Hi, everyone! This is the second Christmas carol post in honor of the upcoming holiday. Enjoy learning the history behind another beloved hymn for Christmas.
The Story Behind “Joy to the World” covered Protestant preacher and logician Isaac Watts. Charles Wesley, who lived 1707-1788, is more prominent historically because his brother, John Wesley, founded the Methodist church. [Side note: The Wesley brothers’ father was an Anglican cleric, and Charles supported Methodism but didn’t want to separate from the C of E. Unlike the non-Anglican Watts, who was disallowed from Oxford and Cambridge, the Wesley brothers were ordained in the C of E and, therefore, able to attend Oxford. John’s starting a denomination that the C of E would discriminate against is ironic.] The church began with a club at Oxford where the Wesley brothers and friends studied scripture, and they were sometimes mocked as “Methodists” for their discipline and meticulousness. Fast forward a few years, and they’ve both traveled to America and back, spreading their movement. Within the same week in 1738, both Wesley brothers experienced a sort of spiritual epiphany where they felt more connected to the Holy Spirit than ever. John’s occurred at Aldersgate Bridge where his heart “was strangely warmed” by the Spirit during a group meeting he had attended reluctantly. On May 21, on Whitsunday, Charles experienced Pentecost, writing in his journal that the spirit of God had chased away his unbelief. After that, his religion was actually a personal relationship (as Christian faith should be). He was a prolific hymn writer, producing over 6,000 of them, many remaining popular. After a life of travelling and field preaching, which the Wesley brothers started with friend George Whitefield after their 1738 conversions, he spent his last years working and living near St. Marylebone Parish Church in London; a statue honoring him stands in the gardens at Marylebone High Street.
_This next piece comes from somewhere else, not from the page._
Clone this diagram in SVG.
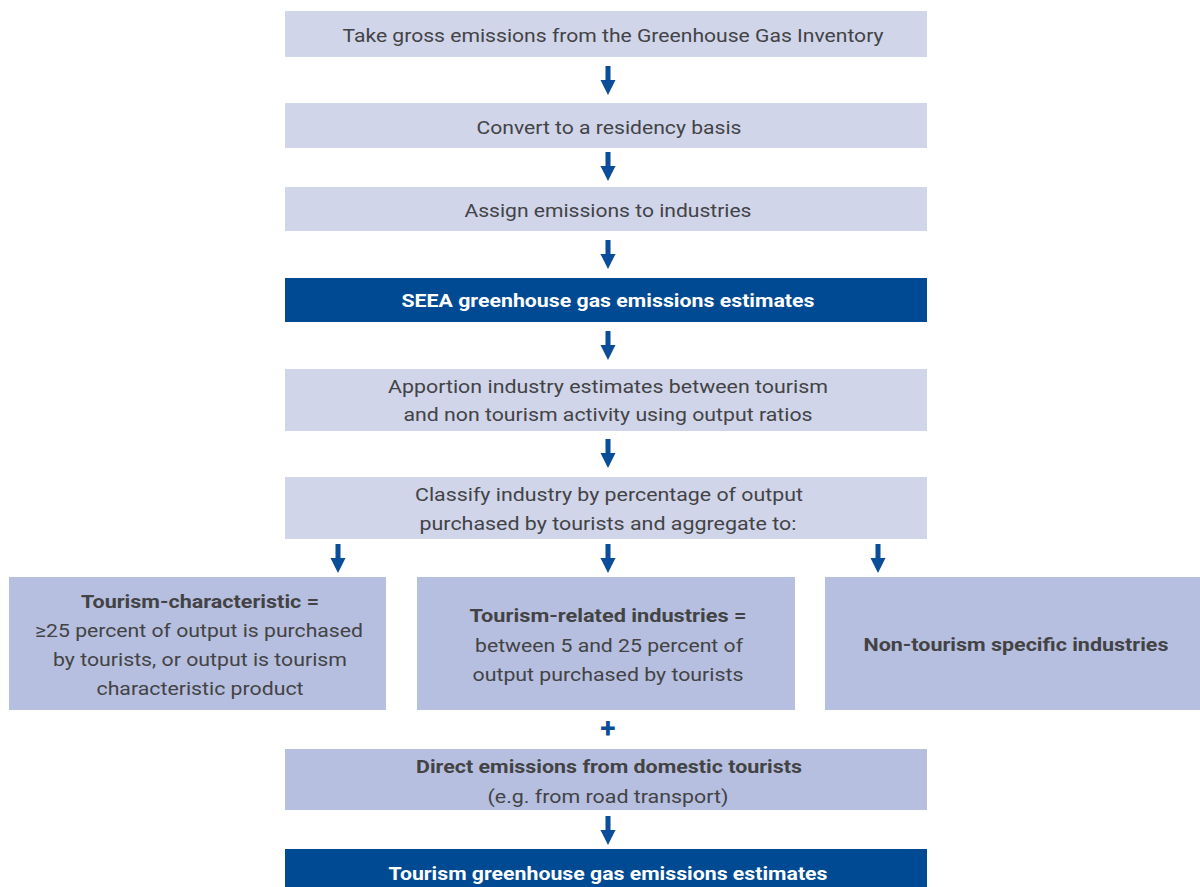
<svg xmlns="http://www.w3.org/2000/svg" width="1200" height="887" viewBox="0 0 1200 887">
<defs>
<style>
.lt{fill:#d0d5ea}
.md{fill:#b6bfdf}
.dk{fill:#004a94}
text{font-family:Roboto,"Liberation Sans",sans-serif;font-size:19px;text-anchor:middle;fill:#434345}
.b{font-weight:bold}
.w{fill:#ffffff;font-weight:bold}
.arr{fill:#0a4d98}
.plus{fill:#0a4d98;font-weight:bold;font-size:28px}
</style>
<path id="ar" d="M-2.5,0 H2.5 V14 H7.5 L0,29 L-7.5,14 H-2.5 Z"/>
</defs>
<rect width="1200" height="887" fill="#ffffff"/>
<g id="connectors" class="arr">
<use href="#ar" x="608" y="66"/>
<use href="#ar" x="608" y="152"/>
<use href="#ar" x="608" y="240"/>
<use href="#ar" x="608" y="331"/>
<use href="#ar" x="608" y="439"/>
<use href="#ar" x="338" y="544"/>
<use href="#ar" x="608" y="544"/>
<use href="#ar" x="878" y="544"/>
<use href="#ar" x="608" y="816"/>
<text class="plus" x="608" y="738">+</text>
</g>
<g id="n1"><rect class="lt" x="285" y="11" width="642" height="46"/><text x="613" y="42" textLength="541" lengthAdjust="spacingAndGlyphs">Take gross emissions from the Greenhouse Gas Inventory</text></g>
<g id="n2"><rect class="lt" x="285" y="103" width="642" height="45"/><text x="609" y="134" textLength="265" lengthAdjust="spacingAndGlyphs">Convert to a residency basis</text></g>
<g id="n3"><rect class="lt" x="285" y="187" width="642" height="44"/><text x="608" y="217" textLength="287" lengthAdjust="spacingAndGlyphs">Assign emissions to industries</text></g>
<g id="n4"><rect class="dk" x="285" y="278" width="642" height="44"/><text class="w" x="608" y="307" textLength="413" lengthAdjust="spacingAndGlyphs">SEEA greenhouse gas emissions estimates</text></g>
<g id="n5"><rect class="lt" x="285" y="369" width="642" height="62"/><text x="608" y="393" textLength="440" lengthAdjust="spacingAndGlyphs">Apportion industry estimates between tourism</text><text x="608" y="421" textLength="409" lengthAdjust="spacingAndGlyphs">and non tourism activity using output ratios</text></g>
<g id="n6"><rect class="lt" x="285" y="477" width="642" height="62"/><text x="609" y="501" textLength="388" lengthAdjust="spacingAndGlyphs">Classify industry by percentage of output</text><text x="608" y="530" textLength="377" lengthAdjust="spacingAndGlyphs">purchased by tourists and aggregate to:</text></g>
<g id="nA"><rect class="md" x="9" y="577" width="377" height="133"/><text class="b" x="200" y="608" textLength="238" lengthAdjust="spacingAndGlyphs">Tourism-characteristic =</text><text x="199" y="637" textLength="328" lengthAdjust="spacingAndGlyphs">≥25 percent of output is purchased</text><text x="200" y="666" textLength="294" lengthAdjust="spacingAndGlyphs">by tourists, or output is tourism</text><text x="200" y="695" textLength="207" lengthAdjust="spacingAndGlyphs">characteristic product</text></g>
<g id="nB"><rect class="md" x="417" y="577" width="378" height="133"/><text class="b" x="608" y="622" textLength="277" lengthAdjust="spacingAndGlyphs">Tourism-related industries =</text><text x="609" y="652" textLength="268" lengthAdjust="spacingAndGlyphs">between 5 and 25 percent of</text><text x="608" y="681" textLength="271" lengthAdjust="spacingAndGlyphs">output purchased by tourists</text></g>
<g id="nC"><rect class="md" x="825" y="577" width="375" height="133"/><text class="b" x="1016" y="651" textLength="305" lengthAdjust="spacingAndGlyphs">Non-tourism specific industries</text></g>
<g id="nD"><rect class="md" x="285" y="749" width="642" height="61"/><text class="b" x="609" y="773" textLength="386" lengthAdjust="spacingAndGlyphs">Direct emissions from domestic tourists</text><text x="608" y="803" textLength="241" lengthAdjust="spacingAndGlyphs">(e.g. from road transport)</text></g>
<g id="nE"><rect class="dk" x="285" y="849" width="642" height="38"/><text class="w" x="608" y="880" textLength="439" lengthAdjust="spacingAndGlyphs">Tourism greenhouse gas emissions estimates</text></g>
</svg>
“Hark! The Herald Angels Sing”
This song appeared in Charles Wesley’s 1739 collection Hymns and Sacred Poems, one year after his spiritual epiphany. For context, “Joy to the World” was written just twenty years earlier. The uplifting carol we know and love today varies from Wesley’s original vision for the song. The tempo he imagined for the hymn was slow and somber, and the opening couplet read, “Hark! How all the welkin rings/ Glory to the king of kings!” Friend/co-worker George Whitefield altered the opening lines to the familiar version: “Hark! The herald angels sing/ Glory to the newborn king!” Welkin is an archaic term for the skies or the heavens. Several minute lyrical differences exist between Wesley’s version and the version we know. The backstory for the melody is more convoluted; in 1840, an English musician named William H. Cummings adopted music from an unrelated, secular cantata written by Felix Mendelssohn and used it for the hymn. [Funny enough, the cantata celebrated Johannes Gutenberg’s invention of the first movable-type printing press in Europe in 1450.] Picturing the melody without the first couplet repeated feels wrong, but that wasn’t part of the original tune, either.
The first verse of what we sing: Hark! The herald angels sing/ Glory to the newborn king!/ Peace on earth and mercy mild/ God and sinners reconciled/ Joyful all ye nations rise/ Join the triumph of the skies/ With angelic host proclaim/ Christ is born in Bethlehem/ Hark! The herald angels sing/ Glory to the newborn king!
The first verse in Wesley’s original version: Hark! How all the welkin rings/ Glory to the king of kings!/ Peace on Earth and mercy mild/ God and sinners reconciled/ Joyful all ye nations rise/ Join the triumph of the skies/ Universal nature say/ Christ the Lord is born today!